• [GIVEN EXERCISE]: Start with the line that contains "Clone this chart in Altair." and end with the line that contains "y_minor = [100, 300, 500, 700]"; retype those lines and the ones between them exactly, without any pictures.

• [INPUT MATERIAL]:
-=-=-=-=-
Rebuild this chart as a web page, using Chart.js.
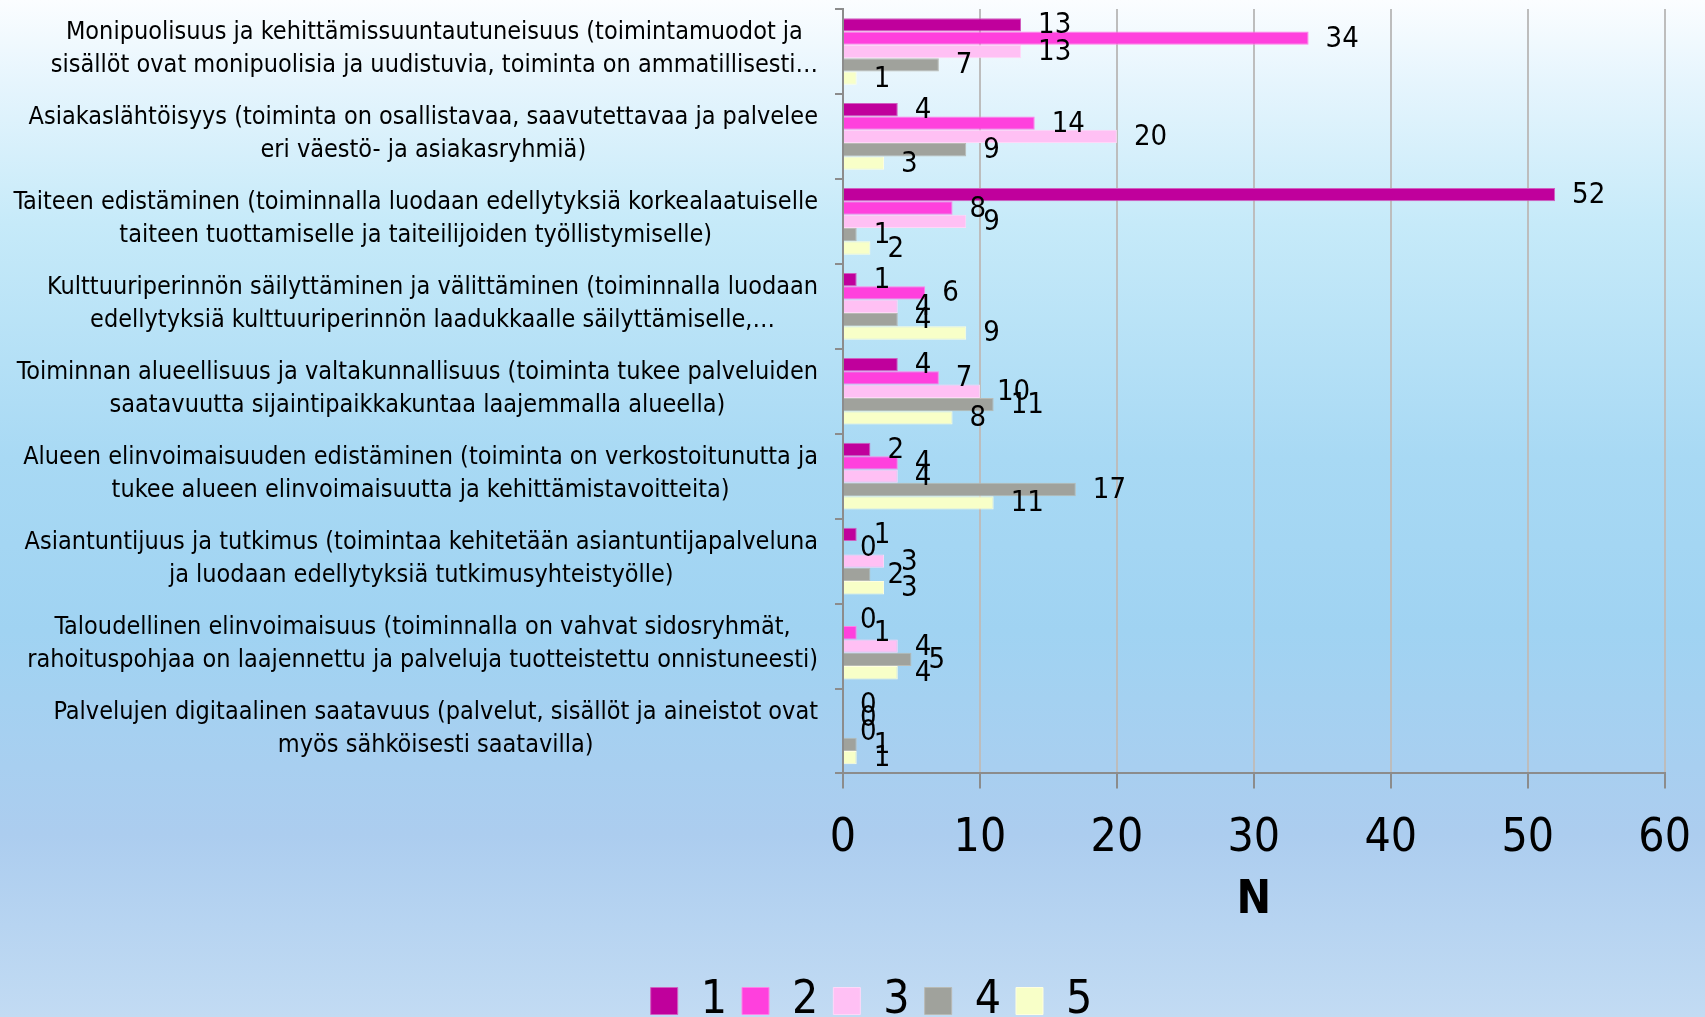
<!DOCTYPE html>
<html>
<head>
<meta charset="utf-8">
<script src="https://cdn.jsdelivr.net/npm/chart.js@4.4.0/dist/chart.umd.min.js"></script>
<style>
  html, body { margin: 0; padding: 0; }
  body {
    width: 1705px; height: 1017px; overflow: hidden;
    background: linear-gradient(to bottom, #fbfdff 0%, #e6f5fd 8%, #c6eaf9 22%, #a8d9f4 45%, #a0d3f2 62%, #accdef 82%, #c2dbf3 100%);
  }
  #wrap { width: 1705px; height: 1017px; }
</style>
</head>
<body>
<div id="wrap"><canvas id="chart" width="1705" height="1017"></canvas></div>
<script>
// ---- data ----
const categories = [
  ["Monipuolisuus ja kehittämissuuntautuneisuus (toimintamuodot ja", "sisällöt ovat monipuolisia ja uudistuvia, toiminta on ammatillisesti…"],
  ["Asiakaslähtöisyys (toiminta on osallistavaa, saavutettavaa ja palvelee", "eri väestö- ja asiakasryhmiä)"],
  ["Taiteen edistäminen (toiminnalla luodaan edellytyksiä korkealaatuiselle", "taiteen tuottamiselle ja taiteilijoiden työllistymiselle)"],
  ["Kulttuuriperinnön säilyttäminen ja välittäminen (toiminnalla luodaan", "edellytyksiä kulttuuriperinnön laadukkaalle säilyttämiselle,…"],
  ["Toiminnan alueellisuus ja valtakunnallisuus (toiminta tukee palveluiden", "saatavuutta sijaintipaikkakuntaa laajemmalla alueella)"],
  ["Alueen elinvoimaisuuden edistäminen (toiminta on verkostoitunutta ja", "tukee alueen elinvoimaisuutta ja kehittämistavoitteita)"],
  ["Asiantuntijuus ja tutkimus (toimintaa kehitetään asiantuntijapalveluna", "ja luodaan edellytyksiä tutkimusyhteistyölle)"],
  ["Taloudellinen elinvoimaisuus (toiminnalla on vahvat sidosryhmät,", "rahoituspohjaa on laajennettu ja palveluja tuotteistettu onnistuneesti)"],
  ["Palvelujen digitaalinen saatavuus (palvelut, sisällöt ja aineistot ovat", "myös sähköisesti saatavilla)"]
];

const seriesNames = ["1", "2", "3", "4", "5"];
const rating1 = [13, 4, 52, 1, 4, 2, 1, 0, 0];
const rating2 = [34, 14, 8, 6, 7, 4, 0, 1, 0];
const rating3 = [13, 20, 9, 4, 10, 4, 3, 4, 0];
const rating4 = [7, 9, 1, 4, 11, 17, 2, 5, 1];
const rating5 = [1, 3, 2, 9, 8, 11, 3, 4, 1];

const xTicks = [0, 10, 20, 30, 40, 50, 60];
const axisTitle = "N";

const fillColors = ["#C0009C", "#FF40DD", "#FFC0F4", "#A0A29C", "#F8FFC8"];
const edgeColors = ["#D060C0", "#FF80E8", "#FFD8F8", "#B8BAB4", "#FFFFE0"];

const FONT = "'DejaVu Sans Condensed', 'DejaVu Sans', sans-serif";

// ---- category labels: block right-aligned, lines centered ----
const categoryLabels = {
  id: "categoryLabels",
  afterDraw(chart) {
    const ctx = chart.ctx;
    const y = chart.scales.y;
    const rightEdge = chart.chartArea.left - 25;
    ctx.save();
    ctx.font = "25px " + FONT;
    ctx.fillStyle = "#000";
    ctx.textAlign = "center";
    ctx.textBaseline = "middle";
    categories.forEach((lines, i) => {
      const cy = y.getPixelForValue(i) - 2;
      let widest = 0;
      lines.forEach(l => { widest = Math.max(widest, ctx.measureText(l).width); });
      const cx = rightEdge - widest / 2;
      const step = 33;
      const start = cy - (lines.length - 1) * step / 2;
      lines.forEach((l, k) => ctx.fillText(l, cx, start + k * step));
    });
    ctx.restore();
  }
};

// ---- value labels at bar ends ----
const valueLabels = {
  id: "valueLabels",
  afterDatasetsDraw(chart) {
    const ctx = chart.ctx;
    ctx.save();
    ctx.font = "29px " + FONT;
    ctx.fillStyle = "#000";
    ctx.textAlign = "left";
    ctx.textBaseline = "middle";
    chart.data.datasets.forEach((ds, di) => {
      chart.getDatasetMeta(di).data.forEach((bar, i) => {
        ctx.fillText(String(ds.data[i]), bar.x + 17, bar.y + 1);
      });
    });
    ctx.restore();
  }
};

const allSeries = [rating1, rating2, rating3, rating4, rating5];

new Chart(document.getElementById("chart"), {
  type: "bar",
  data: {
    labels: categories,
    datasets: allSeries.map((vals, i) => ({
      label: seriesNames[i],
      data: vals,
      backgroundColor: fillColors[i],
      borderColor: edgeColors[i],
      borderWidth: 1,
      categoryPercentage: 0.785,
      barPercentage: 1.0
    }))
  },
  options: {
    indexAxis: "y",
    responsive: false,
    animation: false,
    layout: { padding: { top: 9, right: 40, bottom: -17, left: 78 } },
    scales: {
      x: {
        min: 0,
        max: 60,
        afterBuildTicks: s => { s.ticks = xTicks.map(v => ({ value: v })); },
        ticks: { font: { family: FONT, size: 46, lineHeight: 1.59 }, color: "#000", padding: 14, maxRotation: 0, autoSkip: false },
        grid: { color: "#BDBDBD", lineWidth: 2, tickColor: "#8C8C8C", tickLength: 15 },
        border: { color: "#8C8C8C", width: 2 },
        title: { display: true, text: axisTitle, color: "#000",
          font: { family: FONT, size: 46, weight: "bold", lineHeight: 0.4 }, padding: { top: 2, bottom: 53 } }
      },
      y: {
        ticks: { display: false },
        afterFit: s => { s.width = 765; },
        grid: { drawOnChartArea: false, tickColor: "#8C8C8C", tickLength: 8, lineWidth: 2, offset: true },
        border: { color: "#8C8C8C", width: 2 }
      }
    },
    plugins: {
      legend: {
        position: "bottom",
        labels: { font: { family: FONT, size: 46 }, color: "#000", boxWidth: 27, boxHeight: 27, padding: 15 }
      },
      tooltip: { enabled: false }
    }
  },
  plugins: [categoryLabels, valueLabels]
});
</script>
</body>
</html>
-=-=-=-=-
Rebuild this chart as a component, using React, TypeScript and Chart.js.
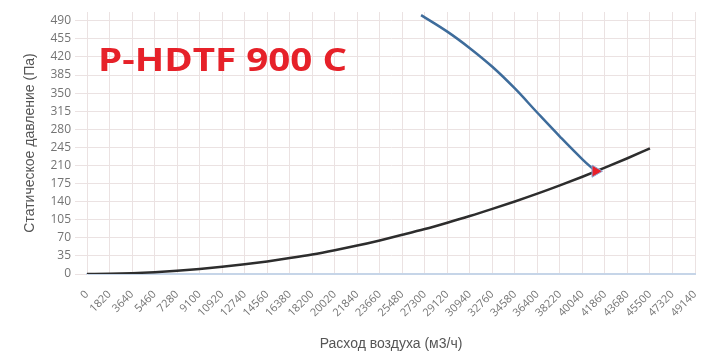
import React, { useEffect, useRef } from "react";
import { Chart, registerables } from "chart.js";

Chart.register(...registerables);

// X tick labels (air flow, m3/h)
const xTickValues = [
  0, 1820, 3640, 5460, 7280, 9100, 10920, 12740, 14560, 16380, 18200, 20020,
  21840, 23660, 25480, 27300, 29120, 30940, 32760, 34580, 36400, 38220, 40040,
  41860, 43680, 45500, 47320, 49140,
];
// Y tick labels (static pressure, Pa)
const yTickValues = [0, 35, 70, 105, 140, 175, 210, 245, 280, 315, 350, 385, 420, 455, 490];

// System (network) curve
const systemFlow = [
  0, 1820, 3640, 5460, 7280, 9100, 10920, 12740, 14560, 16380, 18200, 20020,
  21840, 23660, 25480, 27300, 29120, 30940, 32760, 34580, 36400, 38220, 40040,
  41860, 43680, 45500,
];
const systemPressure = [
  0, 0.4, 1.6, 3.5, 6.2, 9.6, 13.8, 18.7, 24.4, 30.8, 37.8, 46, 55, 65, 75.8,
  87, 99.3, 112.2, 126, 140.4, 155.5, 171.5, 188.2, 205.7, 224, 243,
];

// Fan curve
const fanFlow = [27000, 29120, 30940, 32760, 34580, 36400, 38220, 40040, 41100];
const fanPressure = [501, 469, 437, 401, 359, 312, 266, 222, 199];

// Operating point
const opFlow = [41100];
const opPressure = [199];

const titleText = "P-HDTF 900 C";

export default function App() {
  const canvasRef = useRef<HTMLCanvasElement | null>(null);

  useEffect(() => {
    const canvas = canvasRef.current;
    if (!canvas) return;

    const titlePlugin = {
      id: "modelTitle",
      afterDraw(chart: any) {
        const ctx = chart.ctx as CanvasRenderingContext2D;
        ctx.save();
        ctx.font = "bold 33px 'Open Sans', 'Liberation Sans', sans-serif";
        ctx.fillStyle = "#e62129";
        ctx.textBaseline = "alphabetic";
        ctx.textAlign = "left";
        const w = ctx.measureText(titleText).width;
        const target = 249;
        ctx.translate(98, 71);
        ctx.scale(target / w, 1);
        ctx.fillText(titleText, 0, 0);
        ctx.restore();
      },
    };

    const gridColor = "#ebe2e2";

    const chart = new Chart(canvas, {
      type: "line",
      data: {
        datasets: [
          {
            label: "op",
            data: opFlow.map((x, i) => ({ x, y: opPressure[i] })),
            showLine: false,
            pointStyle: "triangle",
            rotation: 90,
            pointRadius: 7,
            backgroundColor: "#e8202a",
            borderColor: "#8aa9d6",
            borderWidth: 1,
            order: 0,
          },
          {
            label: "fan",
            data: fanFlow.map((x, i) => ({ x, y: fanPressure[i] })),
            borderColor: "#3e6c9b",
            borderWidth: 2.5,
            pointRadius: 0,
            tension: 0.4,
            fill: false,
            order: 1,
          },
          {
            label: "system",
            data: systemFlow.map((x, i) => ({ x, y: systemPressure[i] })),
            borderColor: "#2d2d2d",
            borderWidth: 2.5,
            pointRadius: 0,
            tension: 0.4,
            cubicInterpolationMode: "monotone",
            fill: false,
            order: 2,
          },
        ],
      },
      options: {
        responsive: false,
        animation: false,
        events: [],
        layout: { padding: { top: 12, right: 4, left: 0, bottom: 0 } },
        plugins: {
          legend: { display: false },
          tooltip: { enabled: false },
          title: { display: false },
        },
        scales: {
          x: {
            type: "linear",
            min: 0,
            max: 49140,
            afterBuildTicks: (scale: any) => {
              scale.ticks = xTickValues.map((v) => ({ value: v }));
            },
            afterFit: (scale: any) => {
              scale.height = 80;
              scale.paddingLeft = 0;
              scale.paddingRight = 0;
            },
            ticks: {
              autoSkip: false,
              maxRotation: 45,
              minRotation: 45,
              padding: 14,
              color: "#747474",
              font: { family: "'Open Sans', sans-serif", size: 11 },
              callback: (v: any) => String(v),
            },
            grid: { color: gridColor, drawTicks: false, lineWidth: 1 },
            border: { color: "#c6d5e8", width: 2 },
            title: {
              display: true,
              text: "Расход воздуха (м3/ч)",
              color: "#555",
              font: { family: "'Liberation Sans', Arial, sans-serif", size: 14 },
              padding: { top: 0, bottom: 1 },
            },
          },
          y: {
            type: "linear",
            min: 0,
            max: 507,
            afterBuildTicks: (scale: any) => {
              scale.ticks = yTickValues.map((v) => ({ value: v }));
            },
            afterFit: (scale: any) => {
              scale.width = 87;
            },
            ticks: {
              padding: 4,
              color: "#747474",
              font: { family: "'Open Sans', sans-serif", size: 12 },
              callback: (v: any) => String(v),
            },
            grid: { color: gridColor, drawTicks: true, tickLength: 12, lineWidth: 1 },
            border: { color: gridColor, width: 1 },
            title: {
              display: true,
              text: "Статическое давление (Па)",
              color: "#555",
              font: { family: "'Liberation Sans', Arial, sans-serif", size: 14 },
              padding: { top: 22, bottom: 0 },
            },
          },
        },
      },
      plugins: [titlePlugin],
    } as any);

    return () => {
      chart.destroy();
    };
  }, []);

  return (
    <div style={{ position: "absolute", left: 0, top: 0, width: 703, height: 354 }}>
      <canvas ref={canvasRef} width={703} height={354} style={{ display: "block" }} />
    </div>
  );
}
-=-=-=-=-
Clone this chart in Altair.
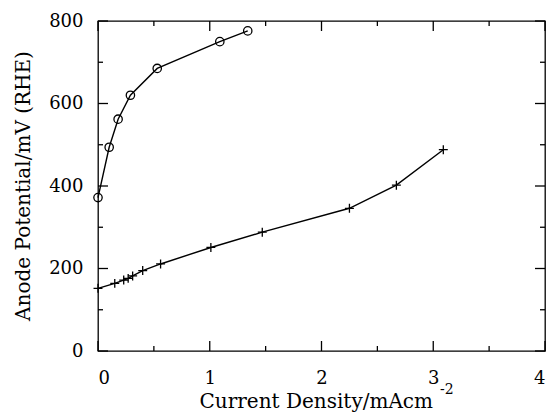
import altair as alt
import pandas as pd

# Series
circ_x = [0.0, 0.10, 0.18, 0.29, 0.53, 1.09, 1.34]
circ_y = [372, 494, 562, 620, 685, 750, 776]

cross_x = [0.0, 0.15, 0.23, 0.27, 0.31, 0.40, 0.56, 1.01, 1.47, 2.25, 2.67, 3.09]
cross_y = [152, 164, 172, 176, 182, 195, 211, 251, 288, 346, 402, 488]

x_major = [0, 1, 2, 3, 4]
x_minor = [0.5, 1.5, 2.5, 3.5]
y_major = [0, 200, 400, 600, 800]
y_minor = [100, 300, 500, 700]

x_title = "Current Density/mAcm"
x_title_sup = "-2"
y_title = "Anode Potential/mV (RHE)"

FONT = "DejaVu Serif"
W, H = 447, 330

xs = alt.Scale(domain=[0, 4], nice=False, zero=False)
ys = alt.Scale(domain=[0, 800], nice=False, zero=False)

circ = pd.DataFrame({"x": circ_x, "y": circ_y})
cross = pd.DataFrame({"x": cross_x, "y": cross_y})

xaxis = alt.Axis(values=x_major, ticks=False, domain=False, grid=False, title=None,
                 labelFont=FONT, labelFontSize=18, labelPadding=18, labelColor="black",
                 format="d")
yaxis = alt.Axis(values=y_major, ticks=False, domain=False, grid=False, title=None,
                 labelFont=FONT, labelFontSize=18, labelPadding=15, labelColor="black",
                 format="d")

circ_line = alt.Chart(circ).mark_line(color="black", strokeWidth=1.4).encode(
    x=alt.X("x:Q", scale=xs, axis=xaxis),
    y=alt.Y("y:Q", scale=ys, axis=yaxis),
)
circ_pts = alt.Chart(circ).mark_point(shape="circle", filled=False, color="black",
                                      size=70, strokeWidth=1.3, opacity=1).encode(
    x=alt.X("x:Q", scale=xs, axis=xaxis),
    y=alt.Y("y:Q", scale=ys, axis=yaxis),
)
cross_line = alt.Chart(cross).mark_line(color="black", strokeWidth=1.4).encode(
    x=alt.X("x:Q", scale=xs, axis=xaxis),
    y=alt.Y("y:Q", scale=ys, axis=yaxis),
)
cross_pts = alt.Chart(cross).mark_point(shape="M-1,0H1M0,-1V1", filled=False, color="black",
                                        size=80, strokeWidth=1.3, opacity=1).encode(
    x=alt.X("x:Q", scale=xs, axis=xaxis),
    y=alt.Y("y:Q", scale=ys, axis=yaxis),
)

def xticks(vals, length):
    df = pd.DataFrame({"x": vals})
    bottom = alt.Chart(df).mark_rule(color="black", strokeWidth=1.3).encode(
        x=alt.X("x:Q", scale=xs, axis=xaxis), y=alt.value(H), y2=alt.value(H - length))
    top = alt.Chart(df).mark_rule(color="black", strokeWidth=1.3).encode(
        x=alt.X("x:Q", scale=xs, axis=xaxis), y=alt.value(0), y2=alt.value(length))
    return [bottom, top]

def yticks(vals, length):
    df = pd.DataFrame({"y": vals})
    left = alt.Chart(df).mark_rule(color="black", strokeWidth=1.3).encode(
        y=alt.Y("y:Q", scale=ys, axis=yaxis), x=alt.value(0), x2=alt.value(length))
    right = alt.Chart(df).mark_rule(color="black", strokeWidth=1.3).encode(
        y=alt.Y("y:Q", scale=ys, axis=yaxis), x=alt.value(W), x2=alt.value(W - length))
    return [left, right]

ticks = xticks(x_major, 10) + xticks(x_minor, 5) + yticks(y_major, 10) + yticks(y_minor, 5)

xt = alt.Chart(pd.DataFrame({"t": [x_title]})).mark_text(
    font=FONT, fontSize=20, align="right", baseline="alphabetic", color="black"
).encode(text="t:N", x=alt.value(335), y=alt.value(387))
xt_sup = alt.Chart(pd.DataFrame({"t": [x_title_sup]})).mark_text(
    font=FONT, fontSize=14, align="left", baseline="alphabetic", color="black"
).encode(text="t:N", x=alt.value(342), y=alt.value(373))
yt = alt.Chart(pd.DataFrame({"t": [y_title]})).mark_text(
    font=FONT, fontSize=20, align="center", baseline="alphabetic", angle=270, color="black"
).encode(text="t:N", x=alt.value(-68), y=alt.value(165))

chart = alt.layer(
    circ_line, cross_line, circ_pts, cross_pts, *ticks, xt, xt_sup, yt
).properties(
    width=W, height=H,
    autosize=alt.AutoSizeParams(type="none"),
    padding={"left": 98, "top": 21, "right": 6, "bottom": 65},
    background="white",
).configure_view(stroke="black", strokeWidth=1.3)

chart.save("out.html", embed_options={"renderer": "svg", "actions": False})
-=-=-=-=-
• [ANSWER]:
Clone this chart in Altair.
import altair as alt
import pandas as pd

# Series
circ_x = [0.0, 0.10, 0.18, 0.29, 0.53, 1.09, 1.34]
circ_y = [372, 494, 562, 620, 685, 750, 776]

cross_x = [0.0, 0.15, 0.23, 0.27, 0.31, 0.40, 0.56, 1.01, 1.47, 2.25, 2.67, 3.09]
cross_y = [152, 164, 172, 176, 182, 195, 211, 251, 288, 346, 402, 488]

x_major = [0, 1, 2, 3, 4]
x_minor = [0.5, 1.5, 2.5, 3.5]
y_major = [0, 200, 400, 600, 800]
y_minor = [100, 300, 500, 700]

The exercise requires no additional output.